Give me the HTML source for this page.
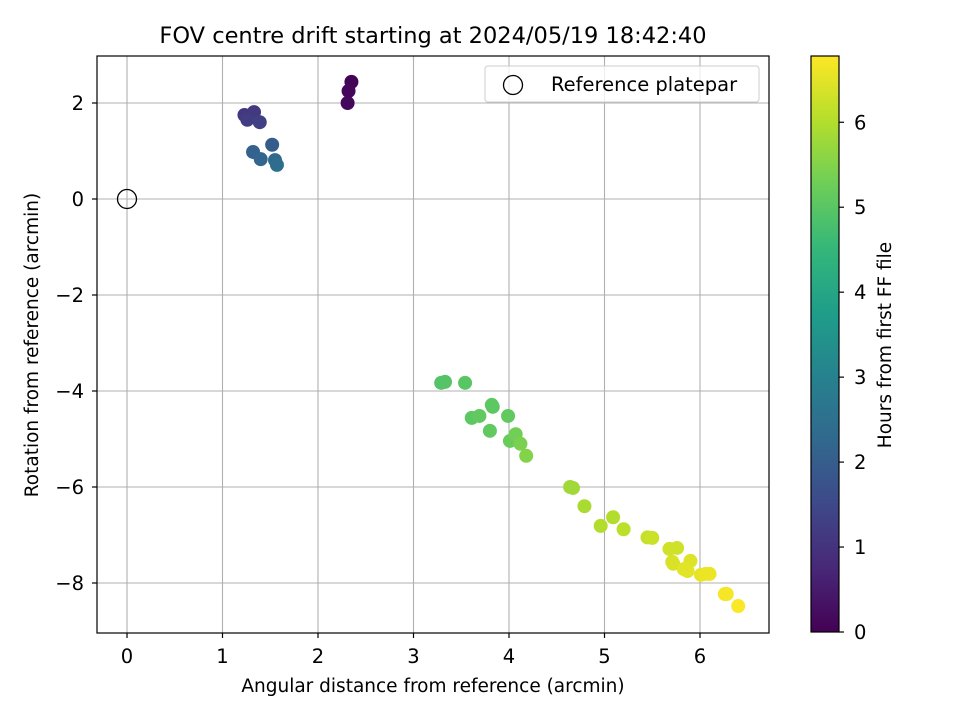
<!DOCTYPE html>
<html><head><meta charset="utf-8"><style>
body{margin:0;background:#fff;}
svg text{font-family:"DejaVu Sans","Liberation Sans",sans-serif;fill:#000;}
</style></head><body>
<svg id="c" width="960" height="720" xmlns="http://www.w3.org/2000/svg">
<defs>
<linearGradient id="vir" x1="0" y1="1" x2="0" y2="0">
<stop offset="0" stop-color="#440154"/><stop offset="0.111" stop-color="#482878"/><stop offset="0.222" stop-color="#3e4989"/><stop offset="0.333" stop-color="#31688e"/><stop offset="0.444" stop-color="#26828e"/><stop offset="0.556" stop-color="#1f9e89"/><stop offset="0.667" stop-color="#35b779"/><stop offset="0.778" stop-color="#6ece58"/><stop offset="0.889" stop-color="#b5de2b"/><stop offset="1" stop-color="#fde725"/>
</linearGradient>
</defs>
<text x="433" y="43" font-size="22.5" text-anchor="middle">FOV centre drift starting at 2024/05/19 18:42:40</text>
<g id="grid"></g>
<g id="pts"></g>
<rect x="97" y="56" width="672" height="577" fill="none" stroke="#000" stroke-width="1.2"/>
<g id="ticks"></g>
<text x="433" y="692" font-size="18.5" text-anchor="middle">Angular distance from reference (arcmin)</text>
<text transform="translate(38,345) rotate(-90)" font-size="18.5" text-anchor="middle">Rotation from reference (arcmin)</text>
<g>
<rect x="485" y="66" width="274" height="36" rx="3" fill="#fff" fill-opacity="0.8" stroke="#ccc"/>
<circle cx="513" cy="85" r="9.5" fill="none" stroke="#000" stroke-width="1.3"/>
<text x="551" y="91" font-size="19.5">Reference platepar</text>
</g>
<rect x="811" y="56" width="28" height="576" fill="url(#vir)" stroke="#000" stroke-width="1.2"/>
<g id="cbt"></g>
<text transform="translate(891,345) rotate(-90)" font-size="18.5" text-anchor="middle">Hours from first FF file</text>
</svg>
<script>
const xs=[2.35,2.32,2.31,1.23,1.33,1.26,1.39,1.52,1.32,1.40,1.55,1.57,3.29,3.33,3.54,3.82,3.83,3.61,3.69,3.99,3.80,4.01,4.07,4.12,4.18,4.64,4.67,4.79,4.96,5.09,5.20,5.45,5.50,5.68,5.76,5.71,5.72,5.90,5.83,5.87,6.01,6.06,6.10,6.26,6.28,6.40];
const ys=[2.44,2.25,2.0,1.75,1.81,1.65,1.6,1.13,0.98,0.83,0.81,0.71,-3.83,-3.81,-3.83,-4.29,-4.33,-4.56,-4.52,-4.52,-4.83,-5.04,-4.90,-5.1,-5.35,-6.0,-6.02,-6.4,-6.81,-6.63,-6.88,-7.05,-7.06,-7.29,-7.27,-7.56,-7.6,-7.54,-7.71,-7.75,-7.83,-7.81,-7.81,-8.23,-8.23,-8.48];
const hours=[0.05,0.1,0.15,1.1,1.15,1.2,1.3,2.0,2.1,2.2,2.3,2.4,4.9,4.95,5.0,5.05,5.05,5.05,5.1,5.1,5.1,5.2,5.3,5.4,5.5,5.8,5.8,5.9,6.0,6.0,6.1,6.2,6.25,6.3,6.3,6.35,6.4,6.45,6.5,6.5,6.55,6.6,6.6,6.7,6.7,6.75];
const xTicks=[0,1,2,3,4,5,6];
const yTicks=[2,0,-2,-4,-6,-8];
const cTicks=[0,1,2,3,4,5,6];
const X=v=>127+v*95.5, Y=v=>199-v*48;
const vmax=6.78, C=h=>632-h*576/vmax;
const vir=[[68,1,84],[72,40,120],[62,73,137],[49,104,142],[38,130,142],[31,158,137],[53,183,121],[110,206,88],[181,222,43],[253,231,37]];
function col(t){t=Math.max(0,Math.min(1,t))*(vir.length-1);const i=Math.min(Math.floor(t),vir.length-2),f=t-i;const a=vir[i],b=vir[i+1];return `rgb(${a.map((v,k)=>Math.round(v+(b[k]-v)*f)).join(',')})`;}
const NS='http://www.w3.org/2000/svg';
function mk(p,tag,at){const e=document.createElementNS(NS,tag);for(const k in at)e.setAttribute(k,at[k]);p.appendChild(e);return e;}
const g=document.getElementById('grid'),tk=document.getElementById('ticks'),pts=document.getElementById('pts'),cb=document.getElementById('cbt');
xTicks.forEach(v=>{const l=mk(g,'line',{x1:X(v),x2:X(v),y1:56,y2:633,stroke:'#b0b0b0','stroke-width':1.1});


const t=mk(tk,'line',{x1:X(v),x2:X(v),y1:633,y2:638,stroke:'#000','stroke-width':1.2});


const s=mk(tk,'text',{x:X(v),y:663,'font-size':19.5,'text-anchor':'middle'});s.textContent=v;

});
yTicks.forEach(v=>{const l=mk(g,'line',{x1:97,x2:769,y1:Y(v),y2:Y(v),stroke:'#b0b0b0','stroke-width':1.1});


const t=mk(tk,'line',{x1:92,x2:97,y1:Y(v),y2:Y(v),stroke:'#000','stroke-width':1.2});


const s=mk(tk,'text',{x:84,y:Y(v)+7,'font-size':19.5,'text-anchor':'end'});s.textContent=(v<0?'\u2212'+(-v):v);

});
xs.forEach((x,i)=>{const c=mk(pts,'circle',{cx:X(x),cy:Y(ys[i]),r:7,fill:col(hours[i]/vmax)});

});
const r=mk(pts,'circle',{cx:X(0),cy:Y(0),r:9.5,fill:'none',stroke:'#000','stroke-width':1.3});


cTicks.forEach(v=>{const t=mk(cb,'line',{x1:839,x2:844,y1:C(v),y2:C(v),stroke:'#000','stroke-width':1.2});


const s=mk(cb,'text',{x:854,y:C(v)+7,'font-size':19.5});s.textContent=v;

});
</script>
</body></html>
+++
> [What you need to do] All of the lines above should be retyped precisely, apart from the pictures.

> [Exercise output]
Give me the HTML source for this page.
<!DOCTYPE html>
<html><head><meta charset="utf-8"><style>
body{margin:0;background:#fff;}
svg text{font-family:"DejaVu Sans","Liberation Sans",sans-serif;fill:#000;}
</style></head><body>
<svg id="c" width="960" height="720" xmlns="http://www.w3.org/2000/svg">
<defs>
<linearGradient id="vir" x1="0" y1="1" x2="0" y2="0">
<stop offset="0" stop-color="#440154"/><stop offset="0.111" stop-color="#482878"/><stop offset="0.222" stop-color="#3e4989"/><stop offset="0.333" stop-color="#31688e"/><stop offset="0.444" stop-color="#26828e"/><stop offset="0.556" stop-color="#1f9e89"/><stop offset="0.667" stop-color="#35b779"/><stop offset="0.778" stop-color="#6ece58"/><stop offset="0.889" stop-color="#b5de2b"/><stop offset="1" stop-color="#fde725"/>
</linearGradient>
</defs>
<text x="433" y="43" font-size="22.5" text-anchor="middle">FOV centre drift starting at 2024/05/19 18:42:40</text>
<g id="grid"></g>
<g id="pts"></g>
<rect x="97" y="56" width="672" height="577" fill="none" stroke="#000" stroke-width="1.2"/>
<g id="ticks"></g>
<text x="433" y="692" font-size="18.5" text-anchor="middle">Angular distance from reference (arcmin)</text>
<text transform="translate(38,345) rotate(-90)" font-size="18.5" text-anchor="middle">Rotation from reference (arcmin)</text>
<g>
<rect x="485" y="66" width="274" height="36" rx="3" fill="#fff" fill-opacity="0.8" stroke="#ccc"/>
<circle cx="513" cy="85" r="9.5" fill="none" stroke="#000" stroke-width="1.3"/>
<text x="551" y="91" font-size="19.5">Reference platepar</text>
</g>
<rect x="811" y="56" width="28" height="576" fill="url(#vir)" stroke="#000" stroke-width="1.2"/>
<g id="cbt"></g>
<text transform="translate(891,345) rotate(-90)" font-size="18.5" text-anchor="middle">Hours from first FF file</text>
</svg>
<script>
const xs=[2.35,2.32,2.31,1.23,1.33,1.26,1.39,1.52,1.32,1.40,1.55,1.57,3.29,3.33,3.54,3.82,3.83,3.61,3.69,3.99,3.80,4.01,4.07,4.12,4.18,4.64,4.67,4.79,4.96,5.09,5.20,5.45,5.50,5.68,5.76,5.71,5.72,5.90,5.83,5.87,6.01,6.06,6.10,6.26,6.28,6.40];
const ys=[2.44,2.25,2.0,1.75,1.81,1.65,1.6,1.13,0.98,0.83,0.81,0.71,-3.83,-3.81,-3.83,-4.29,-4.33,-4.56,-4.52,-4.52,-4.83,-5.04,-4.90,-5.1,-5.35,-6.0,-6.02,-6.4,-6.81,-6.63,-6.88,-7.05,-7.06,-7.29,-7.27,-7.56,-7.6,-7.54,-7.71,-7.75,-7.83,-7.81,-7.81,-8.23,-8.23,-8.48];
const hours=[0.05,0.1,0.15,1.1,1.15,1.2,1.3,2.0,2.1,2.2,2.3,2.4,4.9,4.95,5.0,5.05,5.05,5.05,5.1,5.1,5.1,5.2,5.3,5.4,5.5,5.8,5.8,5.9,6.0,6.0,6.1,6.2,6.25,6.3,6.3,6.35,6.4,6.45,6.5,6.5,6.55,6.6,6.6,6.7,6.7,6.75];
const xTicks=[0,1,2,3,4,5,6];
const yTicks=[2,0,-2,-4,-6,-8];
const cTicks=[0,1,2,3,4,5,6];
const X=v=>127+v*95.5, Y=v=>199-v*48;
const vmax=6.78, C=h=>632-h*576/vmax;
const vir=[[68,1,84],[72,40,120],[62,73,137],[49,104,142],[38,130,142],[31,158,137],[53,183,121],[110,206,88],[181,222,43],[253,231,37]];
function col(t){t=Math.max(0,Math.min(1,t))*(vir.length-1);const i=Math.min(Math.floor(t),vir.length-2),f=t-i;const a=vir[i],b=vir[i+1];return `rgb(${a.map((v,k)=>Math.round(v+(b[k]-v)*f)).join(',')})`;}
const NS='http://www.w3.org/2000/svg';
function mk(p,tag,at){const e=document.createElementNS(NS,tag);for(const k in at)e.setAttribute(k,at[k]);p.appendChild(e);return e;}
const g=document.getElementById('grid'),tk=document.getElementById('ticks'),pts=document.getElementById('pts'),cb=document.getElementById('cbt');
xTicks.forEach(v=>{const l=mk(g,'line',{x1:X(v),x2:X(v),y1:56,y2:633,stroke:'#b0b0b0','stroke-width':1.1});


const t=mk(tk,'line',{x1:X(v),x2:X(v),y1:633,y2:638,stroke:'#000','stroke-width':1.2});


const s=mk(tk,'text',{x:X(v),y:663,'font-size':19.5,'text-anchor':'middle'});s.textContent=v;

});
yTicks.forEach(v=>{const l=mk(g,'line',{x1:97,x2:769,y1:Y(v),y2:Y(v),stroke:'#b0b0b0','stroke-width':1.1});


const t=mk(tk,'line',{x1:92,x2:97,y1:Y(v),y2:Y(v),stroke:'#000','stroke-width':1.2});


const s=mk(tk,'text',{x:84,y:Y(v)+7,'font-size':19.5,'text-anchor':'end'});s.textContent=(v<0?'\u2212'+(-v):v);

});
xs.forEach((x,i)=>{const c=mk(pts,'circle',{cx:X(x),cy:Y(ys[i]),r:7,fill:col(hours[i]/vmax)});

});
const r=mk(pts,'circle',{cx:X(0),cy:Y(0),r:9.5,fill:'none',stroke:'#000','stroke-width':1.3});


cTicks.forEach(v=>{const t=mk(cb,'line',{x1:839,x2:844,y1:C(v),y2:C(v),stroke:'#000','stroke-width':1.2});


const s=mk(cb,'text',{x:854,y:C(v)+7,'font-size':19.5});s.textContent=v;

});
</script>
</body></html>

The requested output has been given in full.